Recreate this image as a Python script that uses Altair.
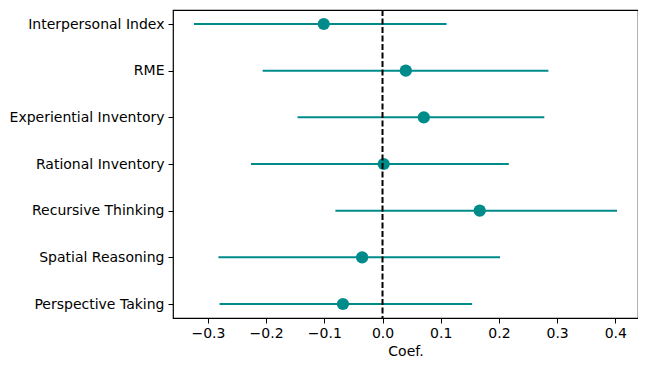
import altair as alt
import pandas as pd

measures = ["Interpersonal Index", "RME", "Experiential Inventory", "Rational Inventory",
            "Recursive Thinking", "Spatial Reasoning", "Perspective Taking"]
coef = [-0.101, 0.040, 0.071, 0.002, 0.167, -0.035, -0.068]
ci_low = [-0.324, -0.206, -0.146, -0.226, -0.081, -0.282, -0.280]
ci_high = [0.110, 0.285, 0.278, 0.217, 0.403, 0.202, 0.154]
x_ticks = [-0.3, -0.2, -0.1, 0.0, 0.1, 0.2, 0.3, 0.4]

df = pd.DataFrame({"measure": measures, "coef": coef, "low": ci_low, "high": ci_high})
zero = pd.DataFrame({"x": [0.0]})

TEAL = "#008b8b"
FONT = "DejaVu Sans"

xscale = alt.Scale(domain=[-0.36, 0.439], nice=False, zero=False)
yscale = alt.Scale(type="point", domain=measures, padding=0.3)

xaxis = alt.Axis(values=x_ticks, format=".1f", title="Coef.", grid=False, domain=False,
                 tickColor="black", tickSize=5, labelPadding=3, labelFontSize=14,
                 titleFontSize=14, titleFontWeight="normal", labelColor="black",
                 titleColor="black", labelFont=FONT, titleFont=FONT, titlePadding=4)
yaxis = alt.Axis(title=None, grid=False, domain=False, tickColor="black", tickSize=5,
                 labelPadding=4, labelFontSize=14, labelColor="black", labelFont=FONT)

base = alt.Chart(df)
bars = base.mark_rule(color=TEAL, strokeWidth=2).encode(
    x=alt.X("low:Q", scale=xscale, axis=xaxis),
    x2="high:Q",
    y=alt.Y("measure:N", scale=yscale, axis=yaxis, sort=measures),
)
dots = base.mark_circle(color=TEAL, opacity=1, size=150).encode(
    x=alt.X("coef:Q", scale=xscale),
    y=alt.Y("measure:N", scale=yscale, sort=measures),
)
vline = alt.Chart(zero).mark_rule(color="black", strokeWidth=2, strokeDash=[6, 2.5]).encode(
    x=alt.X("x:Q", scale=xscale)
)

chart = alt.layer(bars, dots, vline).properties(
    width=465, height=308,
    autosize=alt.AutoSizeParams(type="none"),
    padding={"left": 165, "top": 2, "right": 0, "bottom": 53},
).configure(background="white").configure_view(stroke="black", strokeWidth=1.2)

chart.save("out.html", embed_options={"renderer": "svg", "actions": False})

▸ **What the task asks**:
Write the material out again exactly as it appears, dropping the pictures.

▸ **Result**:
Recreate this image as a Python script that uses Altair.
import altair as alt
import pandas as pd

measures = ["Interpersonal Index", "RME", "Experiential Inventory", "Rational Inventory",
            "Recursive Thinking", "Spatial Reasoning", "Perspective Taking"]
coef = [-0.101, 0.040, 0.071, 0.002, 0.167, -0.035, -0.068]
ci_low = [-0.324, -0.206, -0.146, -0.226, -0.081, -0.282, -0.280]
ci_high = [0.110, 0.285, 0.278, 0.217, 0.403, 0.202, 0.154]
x_ticks = [-0.3, -0.2, -0.1, 0.0, 0.1, 0.2, 0.3, 0.4]

df = pd.DataFrame({"measure": measures, "coef": coef, "low": ci_low, "high": ci_high})
zero = pd.DataFrame({"x": [0.0]})

TEAL = "#008b8b"
FONT = "DejaVu Sans"

xscale = alt.Scale(domain=[-0.36, 0.439], nice=False, zero=False)
yscale = alt.Scale(type="point", domain=measures, padding=0.3)

xaxis = alt.Axis(values=x_ticks, format=".1f", title="Coef.", grid=False, domain=False,
                 tickColor="black", tickSize=5, labelPadding=3, labelFontSize=14,
                 titleFontSize=14, titleFontWeight="normal", labelColor="black",
                 titleColor="black", labelFont=FONT, titleFont=FONT, titlePadding=4)
yaxis = alt.Axis(title=None, grid=False, domain=False, tickColor="black", tickSize=5,
                 labelPadding=4, labelFontSize=14, labelColor="black", labelFont=FONT)

base = alt.Chart(df)
bars = base.mark_rule(color=TEAL, strokeWidth=2).encode(
    x=alt.X("low:Q", scale=xscale, axis=xaxis),
    x2="high:Q",
    y=alt.Y("measure:N", scale=yscale, axis=yaxis, sort=measures),
)
dots = base.mark_circle(color=TEAL, opacity=1, size=150).encode(
    x=alt.X("coef:Q", scale=xscale),
    y=alt.Y("measure:N", scale=yscale, sort=measures),
)
vline = alt.Chart(zero).mark_rule(color="black", strokeWidth=2, strokeDash=[6, 2.5]).encode(
    x=alt.X("x:Q", scale=xscale)
)

chart = alt.layer(bars, dots, vline).properties(
    width=465, height=308,
    autosize=alt.AutoSizeParams(type="none"),
    padding={"left": 165, "top": 2, "right": 0, "bottom": 53},
).configure(background="white").configure_view(stroke="black", strokeWidth=1.2)

chart.save("out.html", embed_options={"renderer": "svg", "actions": False})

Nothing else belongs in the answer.